Green Book funciona aceptablemente bien como
comedia, chirría un tanto respecto a la descripción de los conflictos raciales
y fracasa cuando adopta un tono excesivamente sentimental. En cuanto a la
comedia, Viggo Mortensen se convierte sin esfuerzo en el centro de la función y
algunos gags
son desternillantes (la parada al cruzar la frontera de Kentucky para ¡degustar
el pollo frito del Coronel Sanders! “El mejor que he probado. Debe ser que aquí
es más fresco”, o cuando describe las virtudes pianísticas de Shirley: “Es como
Liberace, pero mejor”). Asimismo, la película se cuida mucho de recalcar que
Lip no es un mafioso ni quiere serlo: más que un wiseguy es simplemente streetwise. El asunto racial es un
tanto contradictorio: aparentemente, Shirley se embarca en la gira por el Sur
para demostrar (o demostrarse a sí mismo) la valía de un hombre negro. Sin
embargo, su auditorio está compuesto por blancos ricachones que sojuzgan a los
negros, por lo que Shirley aparece como una “rareza”, un producto exótico que
sirve más para tranquilizar conciencias blancas que para provocar el orgullo de
conciencias negras. No es el único equívoco del guión: al comienzo de la
película vemos a Lip en una actitud francamente racista (arroja a la basura
unos vasos que han usado unos obreros negros en su casa). Actitud que no casa
muy bien con lo que vendrá después (acepta sin titubeos trabajar para Shirley).

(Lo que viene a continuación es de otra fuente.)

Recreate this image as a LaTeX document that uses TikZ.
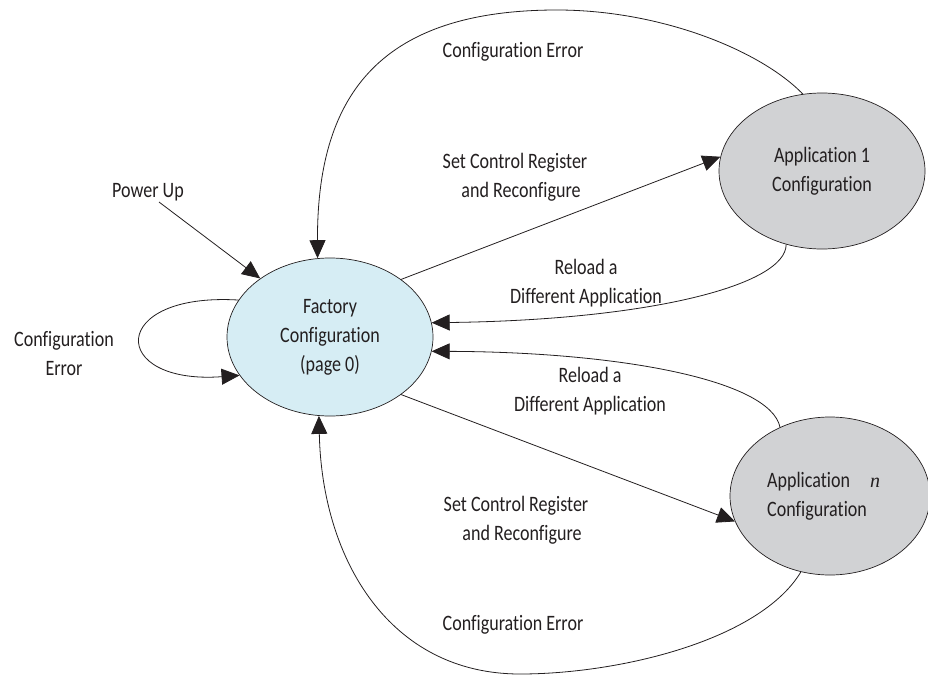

No obstante, Lip le hace saber a Shirley que el auténtico negro es él: “He
vivido en Queens toda mi vida, conozco a mis vecinos, me he pasado toda la vida
trabajando”: un interesante apunte sobre la torre de marfil en la que vive Shirley
y de la que ha decidido ausentarse brevemente.
Tony degustando el auténtico Kentucky Fried Chicken
También podría argüirse que Green Book es la puesta al día
(post-Obama) de aquellas pelis sesenteras tipo En el calor de la noche o Adivina quién
viene a cenar
esta noche.
Pero quizá estas películas eran aún más tramposas: en la primera Sidney Poitier
era un poli mucho más listo que los personajes interpretados por Rod Steiger o
Warren Oates (tampoco era un logro extraordinario) y en la segunda se ganaba a
los (falsamente) liberales Katharine Hepburn y Spencer Tracy, al demostrar que,
pese al color de su piel, era más blanco que ellos.
Pese a todo, Green Book posee secuencias
excelentes: por ejemplo, la que se desarrolla en el local “para negros” donde
Shirley interpreta un complicadísimo Nocturno de Chopin... para a continuación
juntarse con la banda del tugurio y tocar rhythm&blues... algo que por fin le
permite conectar con “su gente”.
Donald en plan Honky Tonk Man
El director Farrelly no se permite ningún alarde
estilístico. Algo, por otro lado, que es de agradecer. Cámara a la altura de
los personajes. Ningún detalle que interfiera entre el espectador y la
historia. El director simplemente deja que unos buenos actores se luzcan: la
dirección al servicio de los intérpretes y del guión. Salvando las distancias,
lo que hacían en el antiguo Hollywood gentes como Gordon Douglas o Michael
Curtiz cuando contaban con un libreto decente y unos buenos actores.
Se puede objetar que el final del film es
absolutamente inverosímil. Y en buena medida es cierto. Pero, por otro lado,
¿no son inverosímiles, ahora y cuando fueron realizadas, algunas de las mejores
obras de Frank Capra? Green Book es una fábula: acertada en ciertos aspectos, demasiado
explícita en otros, pero no se trata de una película tan despreciable como
parte de la crítica se ha empeñado en tildarla.